Prospect 11, n. Formerly Prospect 12, before DEC went under. The ultimate drinking challenge — one beer at every club in one night.
prox, 1. n. Common name for PUID. 2. v. To unlock a door by holding your PUID close — or in proximity — to an electronic sensor.
Public Safety, Department of, n. University's corps of crack law-enforcement officers responsible for regulating parking, ignoring room parties and opening doors for locked-out students.
PUID, n. Your ticket to admission at the library, sporting events and the eating clubs. Pays for food at the student center. Includes a device that lets you in to locked dorms and other facilities. Especially with the new "24-hour lockdown," don't leave home . . . you know the line.
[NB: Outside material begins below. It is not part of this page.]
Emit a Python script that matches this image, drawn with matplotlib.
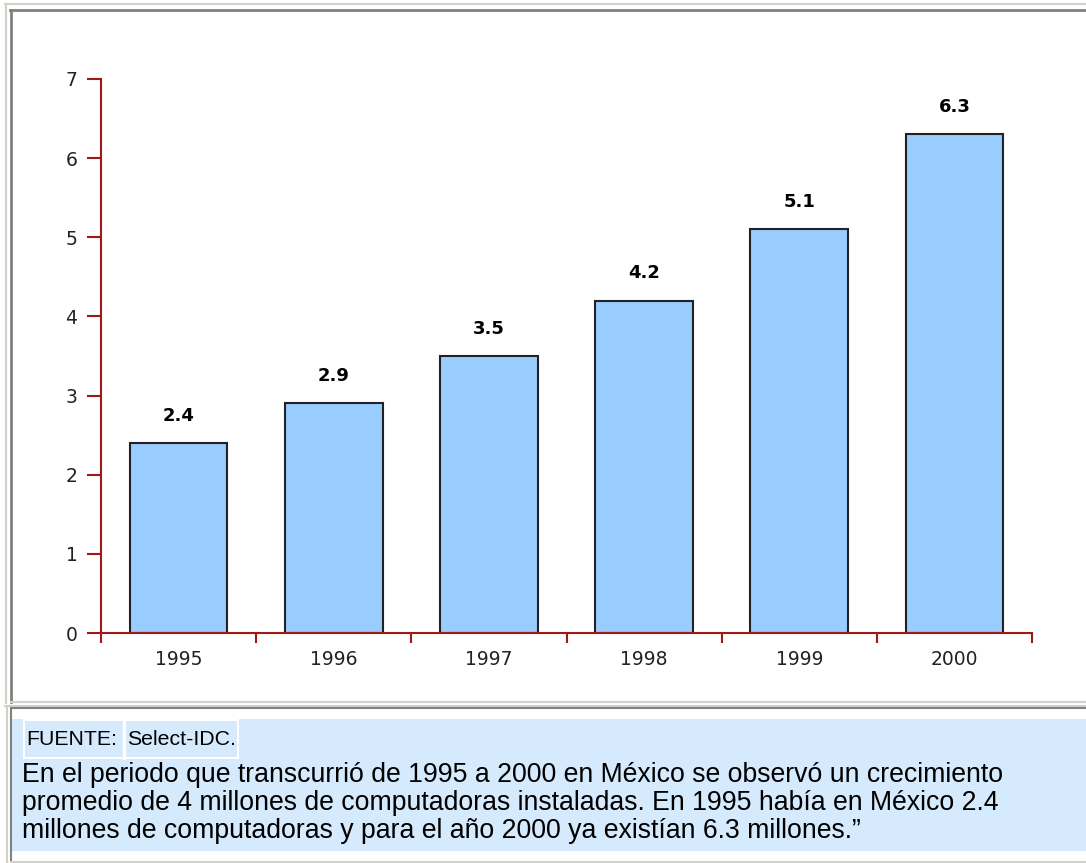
import matplotlib
matplotlib.use("Agg")
import matplotlib.pyplot as plt
from matplotlib.patches import Rectangle
from matplotlib.lines import Line2D
import numpy as np

years = ["1995", "1996", "1997", "1998", "1999", "2000"]
computers = [2.4, 2.9, 3.5, 4.2, 5.1, 6.3]
y_ticks = [0, 1, 2, 3, 4, 5, 6, 7]
source_label = "FUENTE:"
source_name = "Select-IDC."
note = ("En el periodo que transcurrió de 1995 a 2000 en México se observó un crecimiento\n"
        "promedio de 4 millones de computadoras instaladas. En 1995 había en México 2.4\n"
        "millones de computadoras y para el año 2000 ya existían 6.3 millones.”")

W, H = 1086, 863
AXIS_RED = "#A01818"
LIGHT = "#D4D0C8"
DARK = "#808080"
PANEL_BLUE = "#D6EAFD"


def fx(px):
    return px / W


def fy(py):
    return 1 - py / H


def hline(fig, x0, x1, y, color, lw=1.5):
    fig.add_artist(Line2D([fx(x0), fx(x1)], [fy(y), fy(y)], color=color, lw=lw,
                          transform=fig.transFigure))


def vline(fig, x, y0, y1, color, lw=1.5):
    fig.add_artist(Line2D([fx(x), fx(x)], [fy(y0), fy(y1)], color=color, lw=lw,
                          transform=fig.transFigure))


def box(fig, x0, y0, x1, y1, color):
    fig.add_artist(Rectangle((fx(x0), fy(y1)), fx(x1) - fx(x0), fy(y0) - fy(y1),
                             facecolor=color, edgecolor="none", transform=fig.transFigure,
                             zorder=0))


fig = plt.figure(figsize=(W / 100, H / 100), dpi=100)

# page frames
hline(fig, 5, W, 4.5, LIGHT)
vline(fig, 5.5, 4, 703, LIGHT)
hline(fig, 10, W, 10.5, DARK, lw=2)
vline(fig, 11, 10, 702, DARK, lw=2)
hline(fig, 11, W, 701.5, LIGHT)
hline(fig, 5, W, 706, LIGHT)
vline(fig, 6.5, 706, H, LIGHT)
hline(fig, 11, W, 708, DARK, lw=1.5)
vline(fig, 11, 708, 860, DARK, lw=1.5)
hline(fig, 11, W, 861.5, LIGHT)

# note panel
box(fig, 12, 719, W, 851, PANEL_BLUE)
hline(fig, 24, 238, 719.5, "white", lw=1.5)
vline(fig, 24, 719, 758, "white", lw=1.5)
vline(fig, 124, 719, 758, "white", lw=2.5)
vline(fig, 237.5, 719, 758, "white", lw=1.5)
hline(fig, 24, 238, 757.5, "white", lw=1.5)
fig.text(fx(26), fy(739), source_label, fontsize=15.3, family="Liberation Sans",
         va="center", ha="left", color="black")
fig.text(fx(127), fy(739), source_name, fontsize=15.3, family="Liberation Sans",
         va="center", ha="left", color="black")
fig.text(fx(22), fy(803), note, fontsize=19.2, family="Liberation Sans",
         va="center", ha="left", color="black", linespacing=1.12)

# chart
ax = fig.add_axes([fx(101), fy(633), fx(1032) - fx(101), fy(79) - fy(633)])
x = np.arange(len(years))
ax.bar(x, computers, width=0.63, color="#99CCFF", edgecolor="#222222", linewidth=1.5,
       zorder=2)
for xi, v in zip(x, computers):
    ax.text(xi, v + 0.23, f"{v}", ha="center", va="bottom", fontsize=13,
            fontweight="bold", color="black")

ax.set_xlim(-0.5, len(years) - 0.5)
ax.set_ylim(0, 7)
ax.set_yticks(y_ticks)
ax.set_xticks(np.arange(-0.5, len(years)), minor=False)
ax.set_xticklabels([""] * (len(years) + 1))
ax.set_xticks(x, minor=True)
ax.set_xticklabels(years, minor=True)
ax.tick_params(axis="x", which="major", direction="out", length=7, width=1.5,
               color=AXIS_RED)
ax.tick_params(axis="x", which="minor", length=0, pad=12, labelsize=13.5,
               labelcolor="#222222")
ax.tick_params(axis="y", direction="out", length=10, width=1.5, color=AXIS_RED,
               labelsize=13.5, labelcolor="#222222", pad=7)
for side in ("top", "right"):
    ax.spines[side].set_visible(False)
for side in ("left", "bottom"):
    ax.spines[side].set_color(AXIS_RED)
    ax.spines[side].set_linewidth(1.5)

fig.savefig("out.png", dpi=100)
Pyne, n. 1. Pyne Hall, a seven-entry dormitory. 2. East Pyne, home of the Classics department, among others. 3. Pyne Prize, awarded annually to top-ranking seniors.
Quadrangle Club, n. Popular sign-in club of late. This year's round drew surprisingly few of the fairer sex. Known for good bands and pool tables.
Quipfire!, n. The University's best — and only — improvisational comedy group. Its fall auditions rival the Bicker clubs in exclusivity.
RA, abbrev. Resident Adviser. Junior or senior who is responsible for guiding students through their first year at Princeton.
Ramakrishnan, Karthick GS, n. Princeton's agitator-in-chief. Crusader for liberal causes and champion of the disgruntled grad student.
random, adj. 1. Haphazard, casual. Often abbreviated by hurried students into the more annoying "randy." 2. Way, way overused word.
ratio, n. The number of males divided by the number of female undergraduates at Princeton. Closer now to 1:1 than it's ever been before.
reading period, n. Week-and-ahalf to catch up on reading at the end of each term. Originally intended as time to do independent research, it is now a time to sleep until noon.
reserve desk, n. Service desk at library where professors deposit many course readings. Books and articles circulate for three hours and overnight after 9 p.m.
reserve room, n. Room on A-floor of Firestone which exists ostensibly for students to check out reserve readings. In actuality, the second-biggest pickup joint on campus with a subculture all its own.
Reunions, n. Beer-saturated gathering of alumni during the weekend before Commencement for drink, fellowship and the P-rade. See "P-rade."
Rialto, n. Beloved barbershop home to Rich and Ed, two fairly grouchy guys who give everyone the same haircut. The dynamic duo is surrendering its scissors this summer to a younger replacement.
Richardson Auditorium, n. Formerly called Alexander Hall until someone named Richardson gave a ton of bucks. Now officially called Richardson Auditorium in Alexander Hall.
rival, n. What Princeton lacks. See "Harvard," "Penn," "Yale."
Robertson Hall, n. Name of the Wilson School building after an alumnus made a huge donation. Even administrators still call it the Wilson School.
Rockefeller College, n. A residential college composed of Witherspoon, Holder and parts of Blair Hall. Nicknamed 'Rocky' and considered prime real estate by underclassmen. Named after guess who.
room draw, n. Computerized process by which students select rooms for upcoming year. Conspiracy theories abound about the supposed randomness of the process: People with high social security numbers, third letters of their last names near the end of the alphabet and Minnesota addresses may receive better times.
ROTC, n. The army officer training program on campus. Makes a lot of noise early in the morning.